Nos próximos dias, em meio a estes desafios, teremos o início da campanha eleitoral para a renovação dos mandatos dos legislativos e executivos estaduais e federais. Neste momento, deveríamos ter o ápice da democracia com a disputa entre os vários projetos políticos visando convencer o eleitorado da melhor proposta para os rumos do país nos próximos anos.
Ao invés de uma festa cívica, estamos passando por momento de imenso perigo para a normalidade democrática, risco às instituições da República e insinuações de desacato ao resultado das eleições.

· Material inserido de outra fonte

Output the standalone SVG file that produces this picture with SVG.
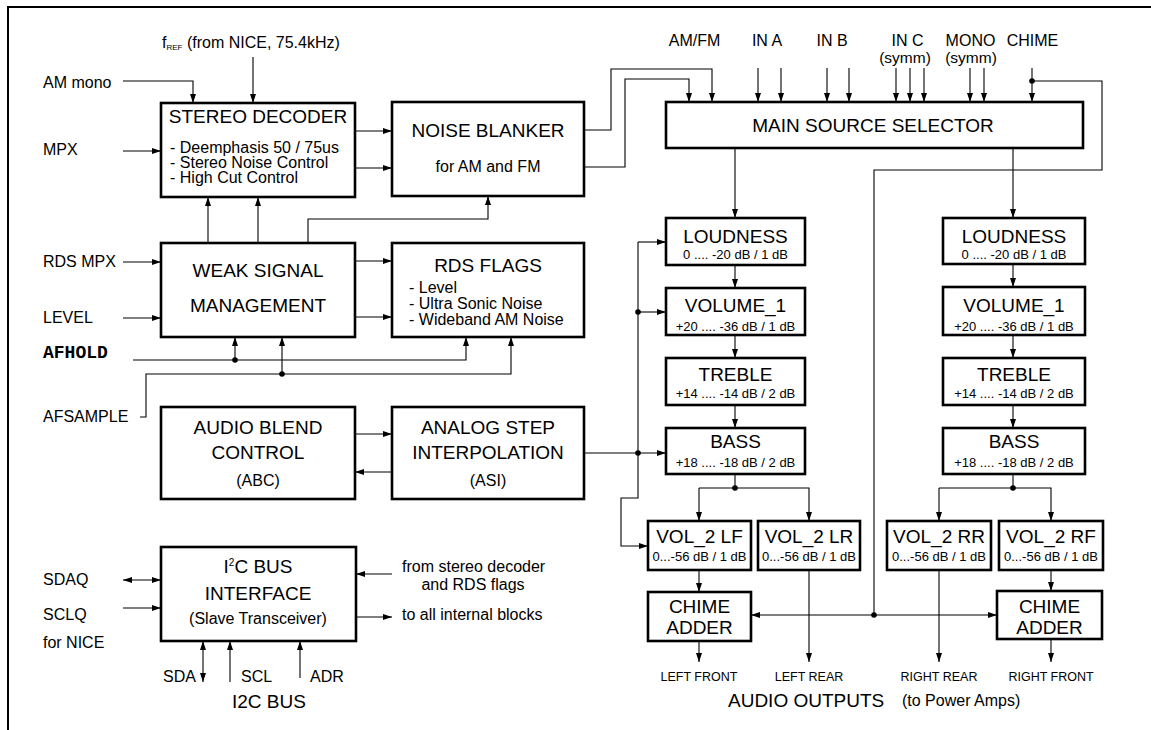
<svg xmlns="http://www.w3.org/2000/svg" width="1151" height="730" viewBox="0 0 1151 730">
<defs>
<marker id="ah" viewBox="0 0 9 6" refX="9" refY="3" markerWidth="9" markerHeight="6" markerUnits="userSpaceOnUse" orient="auto-start-reverse">
<path d="M0,0 L9,3 L0,6 z" fill="#000"/>
</marker>
<style>
text{font-family:"Liberation Sans",Arial,sans-serif;fill:#000}
.box{fill:#fff;stroke:#000;stroke-width:2.6}
.ln{fill:none;stroke:#000;stroke-width:1.1}
.a{marker-end:url(#ah)}
.aa{marker-end:url(#ah);marker-start:url(#ah)}
.t19{font-size:19px}
.t16{font-size:16px}
.t15{font-size:15.5px}
.t13{font-size:13px}
.t12{font-size:12.5px}
.c{text-anchor:middle}
.mono{font-family:"Liberation Mono","Courier New",monospace;font-weight:bold;font-size:18px}
.dot{fill:#000}
</style>
</defs>
<rect width="1151" height="730" fill="#fff"/>
<path d="M8,730 V7 H1151" fill="none" stroke="#000" stroke-width="2"/>

<g id="stereo-decoder">
<rect class="box" x="161" y="103" width="194" height="94"/>
<text class="t19 c" x="258" y="123">STEREO DECODER</text>
<text class="t16" x="170" y="153">- Deemphasis 50 / 75us</text>
<text class="t16" x="170" y="168">- Stereo Noise Control</text>
<text class="t16" x="170" y="183">- High Cut Control</text>
</g>
<g id="noise-blanker">
<rect class="box" x="392" y="102" width="192" height="94"/>
<text class="t19 c" x="488" y="137">NOISE BLANKER</text>
<text class="t16 c" x="488" y="172">for AM and FM</text>
</g>
<g id="weak-signal">
<rect class="box" x="161" y="243" width="194" height="94"/>
<text class="t19 c" x="258" y="277">WEAK SIGNAL</text>
<text class="t19 c" x="258" y="312">MANAGEMENT</text>
</g>
<g id="rds-flags">
<rect class="box" x="392" y="243" width="192" height="94"/>
<text class="t19 c" x="488" y="272">RDS FLAGS</text>
<text class="t16" x="409" y="293">- Level</text>
<text class="t16" x="409" y="309">- Ultra Sonic Noise</text>
<text class="t16" x="409" y="325">- Wideband AM Noise</text>
</g>
<g id="abc">
<rect class="box" x="161" y="407" width="194" height="92"/>
<text class="t19 c" x="258" y="434">AUDIO BLEND</text>
<text class="t19 c" x="258" y="459">CONTROL</text>
<text class="t16 c" x="258" y="486">(ABC)</text>
</g>
<g id="asi">
<rect class="box" x="392" y="407" width="192" height="92"/>
<text class="t19 c" x="488" y="434">ANALOG STEP</text>
<text class="t19 c" x="488" y="459">INTERPOLATION</text>
<text class="t16 c" x="488" y="486">(ASI)</text>
</g>
<g id="i2c">
<rect class="box" x="161" y="547" width="195" height="94"/>
<text class="t19 c" x="258" y="573">I<tspan font-size="10" baseline-shift="7">2</tspan>C BUS</text>
<text class="t19 c" x="258" y="600">INTERFACE</text>
<text class="t16 c" x="258" y="624">(Slave Transceiver)</text>
</g>
<g id="main-source-selector">
<rect class="box" x="666" y="102" width="417" height="46"/>
<text class="t19 c" x="873" y="132">MAIN SOURCE SELECTOR</text>
</g>
<g id="loudness-l">
<rect class="box" x="666" y="218" width="139" height="47"/>
<text class="t19 c" x="735.5" y="242.5">LOUDNESS</text>
<text class="t13 c" x="735.5" y="259">0 .... -20 dB / 1 dB</text>
</g>
<g id="volume1-l">
<rect class="box" x="666" y="288" width="139" height="47"/>
<text class="t19 c" x="735.5" y="312">VOLUME_1</text>
<text class="t13 c" x="735.5" y="331">+20 .... -36 dB / 1 dB</text>
</g>
<g id="treble-l">
<rect class="box" x="666" y="358" width="139" height="47"/>
<text class="t19 c" x="735.5" y="381">TREBLE</text>
<text class="t13 c" x="735.5" y="398">+14 .... -14 dB / 2 dB</text>
</g>
<g id="bass-l">
<rect class="box" x="666" y="428" width="139" height="46"/>
<text class="t19 c" x="735.5" y="448">BASS</text>
<text class="t13 c" x="735.5" y="467">+18 .... -18 dB / 2 dB</text>
</g>
<g id="loudness-r">
<rect class="box" x="943" y="218" width="142" height="46"/>
<text class="t19 c" x="1014" y="242.5">LOUDNESS</text>
<text class="t13 c" x="1014" y="259">0 .... -20 dB / 1 dB</text>
</g>
<g id="volume1-r">
<rect class="box" x="943" y="287" width="142" height="48"/>
<text class="t19 c" x="1014" y="312">VOLUME_1</text>
<text class="t13 c" x="1014" y="331">+20 .... -36 dB / 1 dB</text>
</g>
<g id="treble-r">
<rect class="box" x="943" y="358" width="142" height="47"/>
<text class="t19 c" x="1014" y="381">TREBLE</text>
<text class="t13 c" x="1014" y="398">+14 .... -14 dB / 2 dB</text>
</g>
<g id="bass-r">
<rect class="box" x="943" y="428" width="142" height="46"/>
<text class="t19 c" x="1014" y="448">BASS</text>
<text class="t13 c" x="1014" y="467">+18 .... -18 dB / 2 dB</text>
</g>
<g id="vol2-lf">
<rect class="box" x="648" y="521" width="103" height="49"/>
<text class="t19 c" x="699.5" y="543">VOL_2 LF</text>
<text class="t13 c" x="699.5" y="561">0...-56 dB / 1 dB</text>
</g>
<g id="vol2-lr">
<rect class="box" x="758" y="521" width="102" height="49"/>
<text class="t19 c" x="809" y="543">VOL_2 LR</text>
<text class="t13 c" x="809" y="561">0...-56 dB / 1 dB</text>
</g>
<g id="vol2-rr">
<rect class="box" x="887" y="521" width="104" height="49"/>
<text class="t19 c" x="939" y="543">VOL_2 RR</text>
<text class="t13 c" x="939" y="561">0...-56 dB / 1 dB</text>
</g>
<g id="vol2-rf">
<rect class="box" x="999" y="521" width="104" height="49"/>
<text class="t19 c" x="1051" y="543">VOL_2 RF</text>
<text class="t13 c" x="1051" y="561">0...-56 dB / 1 dB</text>
</g>
<g id="chime-adder-l">
<rect class="box" x="648" y="592" width="103" height="49"/>
<text class="t19 c" x="699.5" y="613">CHIME</text>
<text class="t19 c" x="699.5" y="634">ADDER</text>
</g>
<g id="chime-adder-r">
<rect class="box" x="997" y="591" width="105" height="48"/>
<text class="t19 c" x="1049.5" y="613">CHIME</text>
<text class="t19 c" x="1049.5" y="634">ADDER</text>
</g>

<g id="labels">
<text class="t16" x="162" y="47.5">f<tspan font-size="8" dy="2">REF</tspan><tspan dy="-2"> (from NICE, 75.4kHz)</tspan></text>
<text class="t16" x="43" y="88">AM mono</text>
<text class="t16" x="43" y="155">MPX</text>
<text class="t16" x="43" y="267">RDS MPX</text>
<text class="t16" x="43" y="323">LEVEL</text>
<text class="mono" x="43" y="358">AFHOLD</text>
<text class="t16" x="43" y="422">AFSAMPLE</text>
<text class="t16" x="43" y="585">SDAQ</text>
<text class="t16" x="43" y="620">SCLQ</text>
<text class="t16" x="43" y="648">for NICE</text>
<text class="t16" x="402" y="572">from stereo decoder</text>
<text class="t16 c" x="473" y="590">and RDS flags</text>
<text class="t16" x="402" y="620">to all internal blocks</text>
<text class="t16" x="163" y="682">SDA</text>
<text class="t16" x="241" y="682">SCL</text>
<text class="t16" x="310" y="682">ADR</text>
<text class="t19" x="232" y="708">I2C BUS</text>
<text class="t16 c" x="694.5" y="46">AM/FM</text>
<text class="t16 c" x="767" y="46">IN A</text>
<text class="t16 c" x="832" y="46">IN B</text>
<text class="t16 c" x="907.5" y="45.5">IN C</text>
<text class="t15 c" x="905" y="63">(symm)</text>
<text class="t16 c" x="970.5" y="45.5">MONO</text>
<text class="t15 c" x="971" y="63">(symm)</text>
<text class="t16 c" x="1032.5" y="46">CHIME</text>
<text class="t12 c" x="699" y="681">LEFT FRONT</text>
<text class="t12 c" x="809" y="681">LEFT REAR</text>
<text class="t12 c" x="939" y="681">RIGHT REAR</text>
<text class="t12 c" x="1051" y="681">RIGHT FRONT</text>
<text class="t19" x="728" y="707">AUDIO OUTPUTS</text>
<text class="t16" x="902" y="706">(to Power Amps)</text>
</g>

<g id="connectors">
<path class="ln a" d="M253,57 V103"/>
<path class="ln a" d="M123,81 H193 V103"/>
<path class="ln a" d="M123,151 H161"/>
<path class="ln a" d="M355,131 H392"/>
<path class="ln a" d="M355,168 H392"/>
<path class="ln a" d="M208,243 V197"/>
<path class="ln a" d="M258,243 V197"/>
<path class="ln a" d="M308,243 V219 H488 V196"/>
<path class="ln a" d="M123,262 H161"/>
<path class="ln a" d="M123,318 H161"/>
<path class="ln a" d="M355,261 H392"/>
<path class="ln a" d="M355,317 H392"/>
<path class="ln a" d="M133,360 H466 V337"/>
<path class="ln a" d="M235,360 V337"/>
<path class="ln a" d="M140,417 H146 V374 H511 V337"/>
<path class="ln a" d="M282,374 V337"/>
<path class="ln a" d="M355,434 H392"/>
<path class="ln a" d="M392,472 H355"/>
<path class="ln a" d="M584,130 H611 V69 H712 V102"/>
<path class="ln a" d="M584,167 H625 V79 H689 V102"/>
<path class="ln a" d="M758,68 V102"/>
<path class="ln a" d="M781,68 V102"/>
<path class="ln a" d="M827,68 V102"/>
<path class="ln a" d="M849,68 V102"/>
<path class="ln a" d="M896,68 V102"/>
<path class="ln a" d="M910,68 V102"/>
<path class="ln a" d="M924,68 V102"/>
<path class="ln a" d="M970,68 V102"/>
<path class="ln a" d="M984,68 V102"/>
<path class="ln a" d="M1032,68 V102"/>
<path class="ln" d="M1032,81 H1102 V170 H874 V615"/>
<path class="ln aa" d="M751,615 H997"/>
<path class="ln a" d="M735,148 V218"/>
<path class="ln a" d="M1013,148 V218"/>
<path class="ln a" d="M735,265 V288"/>
<path class="ln a" d="M735,335 V358"/>
<path class="ln a" d="M735,405 V428"/>
<path class="ln a" d="M1013,264 V287"/>
<path class="ln a" d="M1013,335 V358"/>
<path class="ln a" d="M1013,405 V428"/>
<path class="ln a" d="M584,453 H666"/>
<path class="ln a" d="M638,242 V498 H621 V546 H648"/>
<path class="ln a" d="M638,242 H666"/>
<path class="ln a" d="M638,312 H666"/>
<path class="ln" d="M735,474 V488"/>
<path class="ln a" d="M699,488 V521"/>
<path class="ln a" d="M699,488 H809 V521"/>
<path class="ln" d="M1013,474 V488"/>
<path class="ln a" d="M939,488 V521"/>
<path class="ln a" d="M939,488 H1051 V521"/>
<path class="ln a" d="M699,570 V592"/>
<path class="ln a" d="M1051,570 V591"/>
<path class="ln a" d="M699,641 V662"/>
<path class="ln a" d="M809,570 V662"/>
<path class="ln a" d="M939,570 V662"/>
<path class="ln a" d="M1051,639 V662"/>
<path class="ln aa" d="M123,580 H161"/>
<path class="ln a" d="M123,608 H161"/>
<path class="ln a" d="M392,574 H356"/>
<path class="ln a" d="M356,617 H392"/>
<path class="ln aa" d="M203,641 V682"/>
<path class="ln a" d="M230,682 V641"/>
<path class="ln a" d="M300,678 V641"/>
<circle class="dot" cx="235" cy="360" r="2.8"/>
<circle class="dot" cx="282" cy="374" r="2.8"/>
<circle class="dot" cx="1032" cy="81" r="2.8"/>
<circle class="dot" cx="874" cy="615" r="2.8"/>
<circle class="dot" cx="638" cy="312" r="2.8"/>
<circle class="dot" cx="638" cy="453" r="2.8"/>
<circle class="dot" cx="735" cy="488" r="2.8"/>
<circle class="dot" cx="1013" cy="488" r="2.8"/>
</g>
</svg>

Ataques infundados e desacompanhados de provas questionam a lisura do processo eleitoral e o Estado Democrático de Direito tão duramente conquistado pela sociedade brasileira. São intoleráveis as ameaças aos demais poderes e setores da sociedade civil e a incitação à violência e à ruptura da ordem constitucional.
Assistimos recentemente a desvarios autoritários que puseram em risco a secular democracia norte-americana. Lá as tentativas de desestabilizar a democracia e a confiança do povo na lisura das eleições não tiveram êxito, aqui também não terão.
Nossa consciência cívica é muito maior do que imaginam os adversários da democracia. Sabemos deixar ao lado divergências menores em prol de algo muito maior, a defesa da ordem democrática.
Imbuídos do espírito cívico que lastreou a Carta aos Brasileiros de 1977 e reunidos no mesmo território livre do Largo de São Francisco, independentemente da preferência eleitoral ou partidária de cada um, clamamos às brasileiras e aos brasileiros a ficarem alertas na defesa da democracia e do respeito ao resultado das eleições.
No Brasil atual não há mais espaço para retrocessos autoritários. Ditadura e tortura pertencem ao passado. A solução dos imensos desafios da sociedade brasileira passa necessariamente pelo respeito ao resultado das eleições.
Em vigília cívica contra as tentativas de rupturas, bradamos de forma uníssona: Estado Democrático de Direito Sempre!”.